As we celebrate Labor Day, a day meant to honor the labor force and the contributions of workers to society, it’s crucial to acknowledge that labor is not a monolithic experience. For queer workers, it often involves a unique set of challenges: navigating heteronormative assumptions, combating discriminatory practices, and dealing with the constant tension of micro coming-outs. The queer experience in the workplace is multifaceted, rich, and complex. So, how can we, as a society, work towards a more inclusive workplace for everyone?

The Struggles of Queer Workers

Queer individuals regularly encounter heteronormative expectations at work. These expectations range from seemingly innocent questions like, “What does your husband do?” to discriminatory hiring and firing practices. Such heteronormative assumptions can create an environment that is not just exclusionary but can also be mentally and emotionally draining for queer individuals.

The Emotional Labor of Micro Coming-Outs

One of the most complex aspects of being queer in a predominantly heterosexual and cisgender workplace is the concept of “micro coming-outs.” Unlike a one-time coming-out event, micro coming-outs are repeated acts of coming out to new colleagues, clients, or teams. They involve continually weighing the “risks and benefits” of being out in a particular context or relationship.
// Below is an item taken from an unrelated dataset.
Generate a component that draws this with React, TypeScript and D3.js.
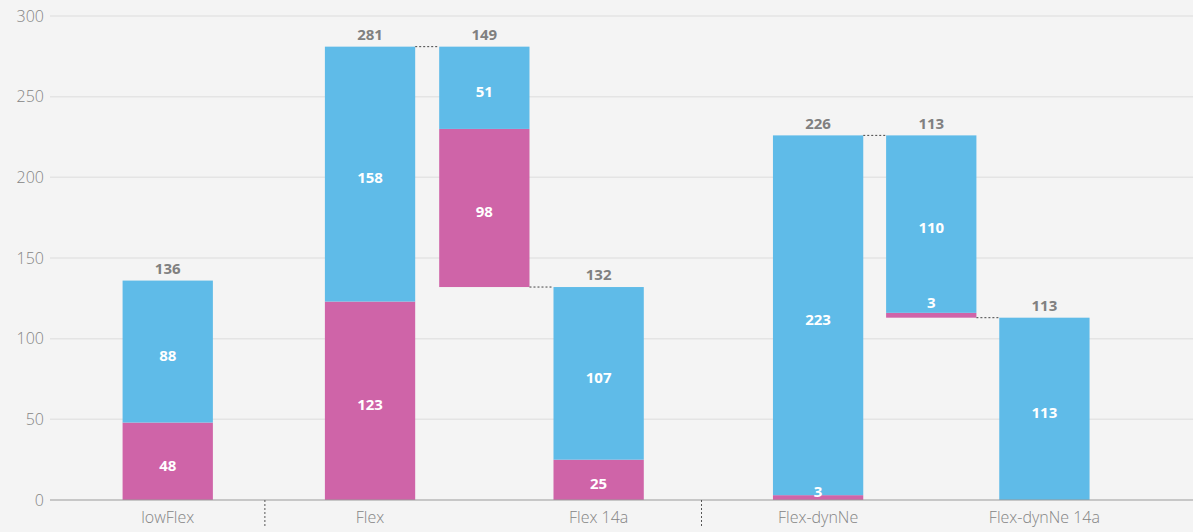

This is an extra layer of emotional labor that queer individuals must navigate on top of every worker’s usual challenges.

The decision to come out—or not—is complicated by many factors, such as fear of discrimination, the desire for authenticity, and the gauging of an environment’s inclusivity or lack thereof.

Changing the Paradigm: What Can Society Do?

  • Corporate Diversity Training: Companies can invest in proper diversity training that goes beyond mere lip service. Genuine, honest discussions about sexual orientation and gender identity can demystify a lot of misunderstandings that perpetuate heteronormativity.
  • Laws and Policies: Adequate laws that protect against discrimination based on sexual orientation and gender identity are crucial. But more than policies is needed; they must be actively enforced to hold companies accountable.
  • Creating Inclusive Spaces: Simple changes like adding all-gender restrooms, or providing options other than “male” and “female” on forms, can go a long way in breaking heteronormative assumptions.
  • Active Allyship: Straight and cisgender individuals have a crucial role to play. Listening, learning, and standing up against discriminatory behavior can create a more inclusive environment.
  • Intersectional Approach: Recognizing the unique challenges faced by individuals who belong to more than one marginalized community (e.g., queer people of color, queer people with disabilities) can help create a more nuanced and inclusive approach to diversity and inclusion.

On this Labor Day, as we honor the contributions of all workers, let us also celebrate the resilience and contributions of queer workers. They add to the labor force through their skills and talents and enrich it by pushing the boundaries of what is considered ‘normative.’ Their invisible labor—the emotional work of navigating heteronormative environments and the courage it takes to be authentic—deserves recognition and respect. By acknowledging these challenges and working actively to remove barriers, we can hope to create a more inclusive workplace and, by extension, a more equitable society.